== Description of the task ==
Starting with the first line below, extract each line through the one that contains "const xTicksCO = [-5,-4,-3,-2];", inclusive, excluding pictures.

== Data lines ==
______
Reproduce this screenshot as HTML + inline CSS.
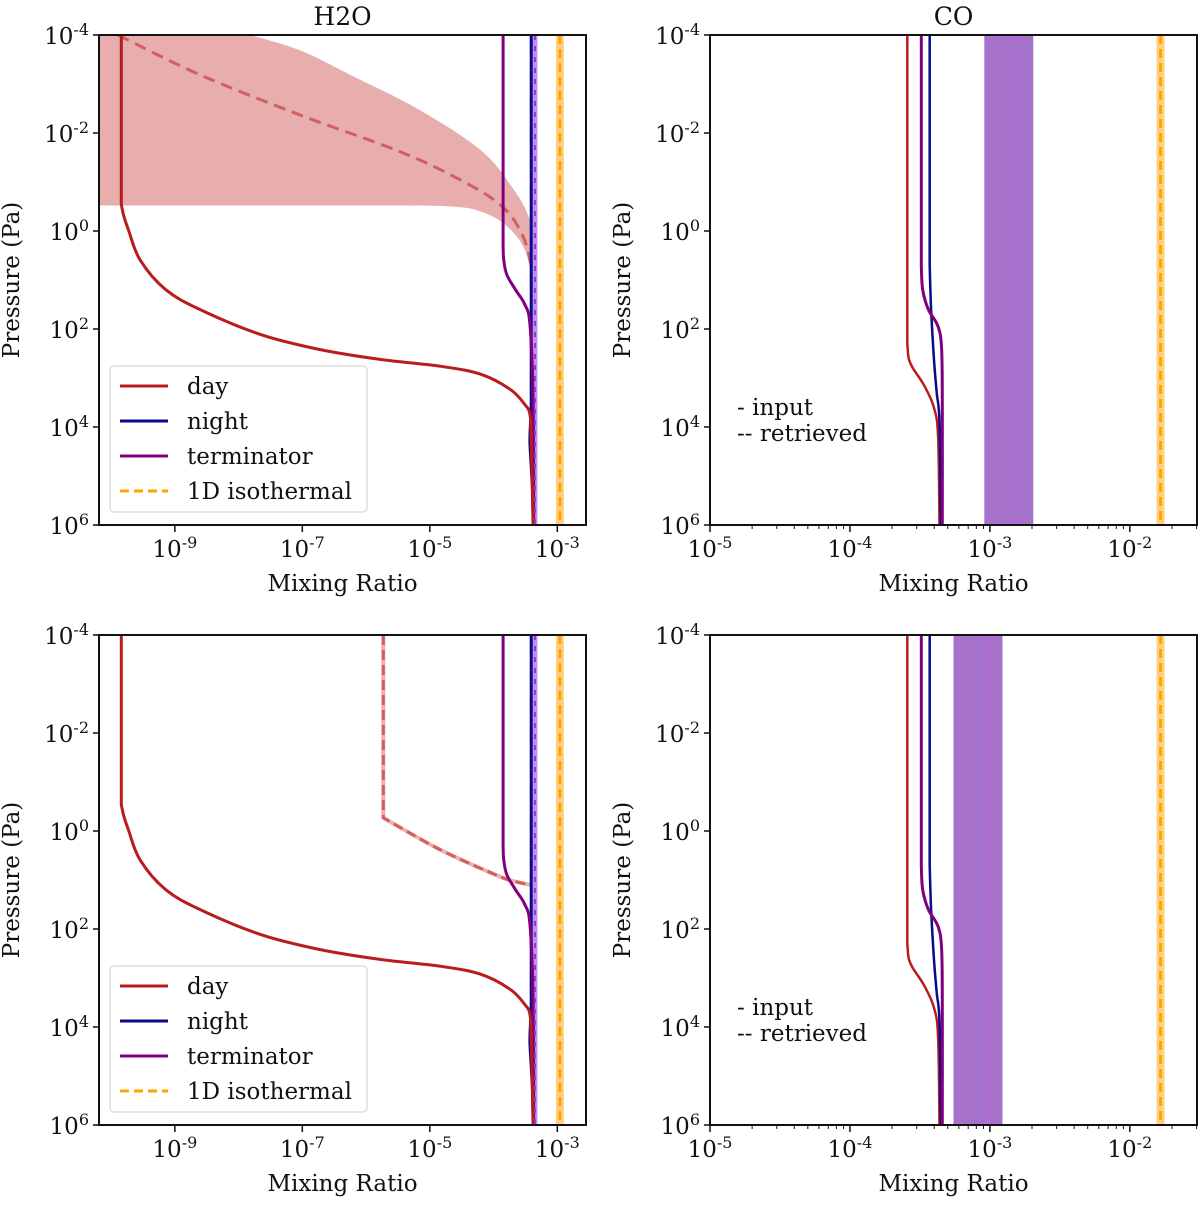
<!DOCTYPE html>
<html><head><meta charset="utf-8"><style>
body{margin:0;background:#fff}
svg text{font-family:"DejaVu Serif","Liberation Serif",serif;fill:#111}
</style></head><body>
<svg id="fig" width="1200" height="1200" xmlns="http://www.w3.org/2000/svg"></svg>
<script>
// ---- data (log10 mixing ratio, log10 pressure Pa) ----
const h2oDayX = [-9.84,-9.84,-9.80,-9.73,-9.55,-9.15,-8.61,-7.66,-6.72,-5.78,-4.84,-4.21,-3.74,-3.51,-3.43,-3.41,-3.38];
const h2oDayP = [-4,-0.54,-0.3,-0.03,0.58,1.19,1.6,2.11,2.42,2.62,2.76,2.92,3.23,3.54,3.74,4.25,6];
const h2oNightX = [-3.41,-3.41,-3.42,-3.43,-3.41,-3.39,-3.38];
const h2oNightP = [-4,3.5,3.9,4.3,4.8,5.3,6];
const h2oTermX = [-3.85,-3.85,-3.84,-3.79,-3.66,-3.51,-3.43,-3.38,-3.37];
const h2oTermP = [-4,0.3,0.6,0.9,1.19,1.5,1.9,3.43,6];
const h2oInputX = -3.35;
const isoH2O = -2.96;
const retTopX = [-9.89,-8.61,-7.04,-5.47,-4.53,-3.90,-3.59,-3.43,-3.38,-3.36];
const retTopP = [-4,-3.19,-2.37,-1.62,-1.05,-0.54,-0.03,0.58,1.4,6];
const bandUpX = [-10.19,-7.82,-7.04,-6.25,-5.16,-4.21,-3.74,-3.43,-3.32];
const bandUpP = [-4,-4,-3.69,-3.19,-2.47,-1.66,-0.95,-0.23,0.68];
const bandLoX = [-3.38,-3.51,-3.82,-4.21,-4.68,-6.0,-10.19];
const bandLoP = [1.19,0.38,-0.13,-0.4,-0.5,-0.52,-0.52];
const retBotX = [-5.73,-5.73,-4.84,-3.90,-3.6,-3.41];
const retBotP = [-4,-0.27,0.38,0.93,1.05,1.1];
const coDayX = [-3.59,-3.59,-3.58,-3.55,-3.47,-3.40,-3.37,-3.36];
const coDayP = [-4,2.3,2.6,2.8,3.15,3.6,4.2,6];
const coNightX = [-3.43,-3.43,-3.42,-3.40,-3.38,-3.36,-3.35];
const coNightP = [-4,0.7,1.6,2.6,3.3,3.9,6];
const coTermX = [-3.49,-3.49,-3.48,-3.44,-3.37,-3.345,-3.34,-3.34];
const coTermP = [-4,0.7,1.2,1.6,1.95,2.4,3.5,6];
const coBandTop = [-3.04,-2.69]; const coRetTop = -2.83;
const coBandBot = [-3.26,-2.91]; const coRetBot = -3.01;
const isoCO = -1.78;
const yTicks = [-4,-2,0,2,4,6];
const xTicksH2O = [-9,-7,-5,-3];
const xTicksCO = [-5,-4,-3,-2];

const svg = document.getElementById('fig');
const NS = 'http://www.w3.org/2000/svg';
function mk(tag, attrs, parent){const e=document.createElementNS(NS,tag);for(const k in attrs)e.setAttribute(k,attrs[k]);(parent||svg).appendChild(e);return e;}

function spline(pts, first){
  let d = first?'M':'L';
  d += pts[0][0].toFixed(1)+','+pts[0][1].toFixed(1);
  for(let i=0;i<pts.length-1;i++){
    const p0=pts[Math.max(0,i-1)],p1=pts[i],p2=pts[i+1],p3=pts[Math.min(pts.length-1,i+2)];
    const c1=[p1[0]+(p2[0]-p0[0])/6,p1[1]+(p2[1]-p0[1])/6];
    const c2=[p2[0]-(p3[0]-p1[0])/6,p2[1]-(p3[1]-p1[1])/6];
    d+='C'+c1[0].toFixed(1)+','+c1[1].toFixed(1)+' '+c2[0].toFixed(1)+','+c2[1].toFixed(1)+' '+p2[0].toFixed(1)+','+p2[1].toFixed(1);
  }
  return d;
}

function panel(name, x0, x1, y0, y1, xmin, xmax, opts){
  const g = mk('g',{});
  
  
  const sx = v => x0 + (v - xmin)/(xmax - xmin)*(x1 - x0);
  const sy = v => y0 + (v + 4)/10*(y1 - y0);
  const cid = name+'-clip';
  const cp = mk('clipPath',{id:cid},g); mk('rect',{x:x0,y:y0,width:x1-x0,height:y1-y0},cp);
  const plot = mk('g',{'clip-path':'url(#'+cid+')'},g);
  const path = (xs,ps)=>xs.map((v,i)=>(i?'L':'M')+sx(v).toFixed(1)+','+sy(ps[i]).toFixed(1)).join('');
  const spath = (xs,ps,first=true)=>spline(xs.map((v,i)=>[sx(v),sy(ps[i])]),first);
  // straight first segment, then smooth
  const vpath = (xs,ps)=>path(xs.slice(0,2),ps.slice(0,2))+spline(xs.slice(1).map((v,i)=>[sx(v),sy(ps[i+1])]),false);
  opts.draw(plot, sx, sy, path, spath, vpath);
  const fr = mk('rect',{x:x0,y:y0,width:x1-x0,height:y1-y0,fill:'none',stroke:'#111','stroke-width':2},g);
  
  
  yTicks.forEach(t=>{
    const y=sy(t);
    mk('line',{x1:x0-6,x2:x0,y1:y,y2:y,stroke:'#111','stroke-width':1.5},g);
    const tx = mk('text',{x:x0-10,y:y+9,'font-size':23,'text-anchor':'end'},g);
    
    
    tx.innerHTML = '10<tspan dy="-9" font-size="16">'+t+'</tspan>';
  });
  if(opts.minor){
    for(let d=Math.floor(xmin); d<xmax; d++){
      for(let m=2;m<10;m++){const v=d+Math.log10(m); if(v>xmin&&v<xmax){const x=sx(v);mk('line',{x1:x,x2:x,y1:y1,y2:y1+4,stroke:'#111','stroke-width':1},g);}}
    }
  }
  opts.xticks.forEach(t=>{
    const x=sx(t);
    mk('line',{x1:x,x2:x,y1:y1,y2:y1+7,stroke:'#111','stroke-width':1.5},g);
    const tx = mk('text',{x:x,y:y1+32,'font-size':23,'text-anchor':'middle'},g);
    
    
    tx.innerHTML = '10<tspan dy="-9" font-size="16">'+t+'</tspan>';
  });
  const xl = mk('text',{x:(x0+x1)/2,y:y1+66,'font-size':23,'text-anchor':'middle'},g);
  
  
  xl.textContent='Mixing Ratio';
  const yl = mk('text',{x:0,y:0,'font-size':23,'text-anchor':'middle',transform:'translate('+(x0-80)+','+((y0+y1)/2)+') rotate(-90)'},g);
  
  
  yl.textContent='Pressure (Pa)';
  if(opts.title){
    const tt = mk('text',{x:(x0+x1)/2,y:y0-10,'font-size':25,'text-anchor':'middle'},g);
    
    
    tt.textContent=opts.title;
  }
  if(opts.after) opts.after(g);
  return g;
}

function line(p,d,color,w,dash,nm){const e=mk('path',{d:d,fill:'none',stroke:color,'stroke-width':w,'stroke-linejoin':'round'},p);if(dash)e.setAttribute('stroke-dasharray',dash);return e;}

function h2oCommon(p,sx,sy,path,spath,vpath){
  line(p,path([isoH2O,isoH2O],[-4,6]),'#ffd080',8,null,'isothermal-band');
  line(p,path([isoH2O,isoH2O],[-4,6]),'#ffa500',3,'9,5','isothermal-line');
  line(p,path([h2oInputX,h2oInputX],[-4,6]),'#c08ef5',5,null,'input-line');
  line(p,vpath(h2oNightX,h2oNightP),'#0a0a8c',3,null,'night-line');
  line(p,vpath(h2oTermX,h2oTermP),'#800080',3,null,'terminator-line');
  line(p,vpath(h2oDayX,h2oDayP),'#b81c1c',3,null,'day-line');
  line(p,path([h2oInputX,h2oInputX],[-4,6]),'#9040b0',2,'5,6','input-dash');
}
function legend(g, y0){
  const lg = mk('g',{},g);
  
  
  mk('rect',{x:110,y:y0,width:257,height:146,rx:4,fill:'#fff','fill-opacity':0.85,stroke:'#ddd','stroke-width':1.5},lg);
  const items=[['day','#b81c1c',null],['night','#0a0a8c',null],['terminator','#800080',null],['1D isothermal','#ffa500','9,5']];
  items.forEach((it,i)=>{
    const y=y0+20+35*i;
    const l=mk('line',{x1:120,x2:168,y1:y,y2:y,stroke:it[1],'stroke-width':3},lg);
    if(it[2]) l.setAttribute('stroke-dasharray',it[2]);
    const t=mk('text',{x:187,y:y+8,'font-size':23},lg);
    
    
    t.textContent=it[0];
  });
}
const tl = panel('h2o-top', 99, 586, 35, 525, -10.19, -2.55, {title:'H2O', xticks:xTicksH2O,
  draw:(p,sx,sy,path,spath,vpath)=>{
    const d = vpath(bandUpX,bandUpP)+spath(bandLoX,bandLoP,false)+'Z';
    const b=mk('path',{d:d,fill:'#e8adad',stroke:'none'},p);
    
    
    line(p,spath(retTopX,retTopP),'#d06060',3,'12,7','retrieved-line');
    h2oCommon(p,sx,sy,path,spath,vpath);
  }});
legend(tl,366);
const bl = panel('h2o-bottom', 99, 586, 635, 1125, -10.19, -2.55, {xticks:xTicksH2O,
  draw:(p,sx,sy,path,spath,vpath)=>{
    const d = vpath(retBotX,retBotP);
    line(p,d,'#f0b0b0',4,null,'retrieved-under');
    line(p,d,'#d06060',3,'10,5','retrieved-line');
    h2oCommon(p,sx,sy,path,spath,vpath);
  }});
legend(bl,966);

function coPanel(name,y0,y1,band,ret,title){
  panel(name, 710, 1197, y0, y1, -5, -1.52, {title:title, xticks:xTicksCO, minor:true,
    draw:(p,sx,sy,path,spath,vpath)=>{
      const b=mk('rect',{x:sx(band[0]),y:sy(-4),width:sx(band[1])-sx(band[0]),height:sy(6)-sy(-4),fill:'#a772cc'},p);
      
      
      line(p,path([ret,ret],[-4,6]),'#c860e0',2,'9,6','retrieved-line');
      line(p,path([isoCO,isoCO],[-4,6]),'#ffd080',8,null,'isothermal-band');
      line(p,path([isoCO,isoCO],[-4,6]),'#ffa500',3,'9,5','isothermal-line');
      line(p,vpath(coDayX,coDayP),'#b81c1c',2.5,null,'day-line');
      line(p,vpath(coNightX,coNightP),'#0a0a8c',2.5,null,'night-line');
      line(p,vpath(coTermX,coTermP),'#800080',3,null,'terminator-line');
    },
    after:g=>{
      const a=mk('text',{x:737,y:y0+380,'font-size':23},g);a.textContent='-  input';
      
      
      a.setAttribute('xml:space','preserve');
      const r=mk('text',{x:737,y:y0+406,'font-size':23},g);r.textContent='-- retrieved';
      
      
    }});
}
coPanel('co-top',35,525,coBandTop,coRetTop,'CO');
coPanel('co-bottom',635,1125,coBandBot,coRetBot,null);
</script>
</body></html>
______
== Result ==
Reproduce this screenshot as HTML + inline CSS.
<!DOCTYPE html>
<html><head><meta charset="utf-8"><style>
body{margin:0;background:#fff}
svg text{font-family:"DejaVu Serif","Liberation Serif",serif;fill:#111}
</style></head><body>
<svg id="fig" width="1200" height="1200" xmlns="http://www.w3.org/2000/svg"></svg>
<script>
// ---- data (log10 mixing ratio, log10 pressure Pa) ----
const h2oDayX = [-9.84,-9.84,-9.80,-9.73,-9.55,-9.15,-8.61,-7.66,-6.72,-5.78,-4.84,-4.21,-3.74,-3.51,-3.43,-3.41,-3.38];
const h2oDayP = [-4,-0.54,-0.3,-0.03,0.58,1.19,1.6,2.11,2.42,2.62,2.76,2.92,3.23,3.54,3.74,4.25,6];
const h2oNightX = [-3.41,-3.41,-3.42,-3.43,-3.41,-3.39,-3.38];
const h2oNightP = [-4,3.5,3.9,4.3,4.8,5.3,6];
const h2oTermX = [-3.85,-3.85,-3.84,-3.79,-3.66,-3.51,-3.43,-3.38,-3.37];
const h2oTermP = [-4,0.3,0.6,0.9,1.19,1.5,1.9,3.43,6];
const h2oInputX = -3.35;
const isoH2O = -2.96;
const retTopX = [-9.89,-8.61,-7.04,-5.47,-4.53,-3.90,-3.59,-3.43,-3.38,-3.36];
const retTopP = [-4,-3.19,-2.37,-1.62,-1.05,-0.54,-0.03,0.58,1.4,6];
const bandUpX = [-10.19,-7.82,-7.04,-6.25,-5.16,-4.21,-3.74,-3.43,-3.32];
const bandUpP = [-4,-4,-3.69,-3.19,-2.47,-1.66,-0.95,-0.23,0.68];
const bandLoX = [-3.38,-3.51,-3.82,-4.21,-4.68,-6.0,-10.19];
const bandLoP = [1.19,0.38,-0.13,-0.4,-0.5,-0.52,-0.52];
const retBotX = [-5.73,-5.73,-4.84,-3.90,-3.6,-3.41];
const retBotP = [-4,-0.27,0.38,0.93,1.05,1.1];
const coDayX = [-3.59,-3.59,-3.58,-3.55,-3.47,-3.40,-3.37,-3.36];
const coDayP = [-4,2.3,2.6,2.8,3.15,3.6,4.2,6];
const coNightX = [-3.43,-3.43,-3.42,-3.40,-3.38,-3.36,-3.35];
const coNightP = [-4,0.7,1.6,2.6,3.3,3.9,6];
const coTermX = [-3.49,-3.49,-3.48,-3.44,-3.37,-3.345,-3.34,-3.34];
const coTermP = [-4,0.7,1.2,1.6,1.95,2.4,3.5,6];
const coBandTop = [-3.04,-2.69]; const coRetTop = -2.83;
const coBandBot = [-3.26,-2.91]; const coRetBot = -3.01;
const isoCO = -1.78;
const yTicks = [-4,-2,0,2,4,6];
const xTicksH2O = [-9,-7,-5,-3];
const xTicksCO = [-5,-4,-3,-2];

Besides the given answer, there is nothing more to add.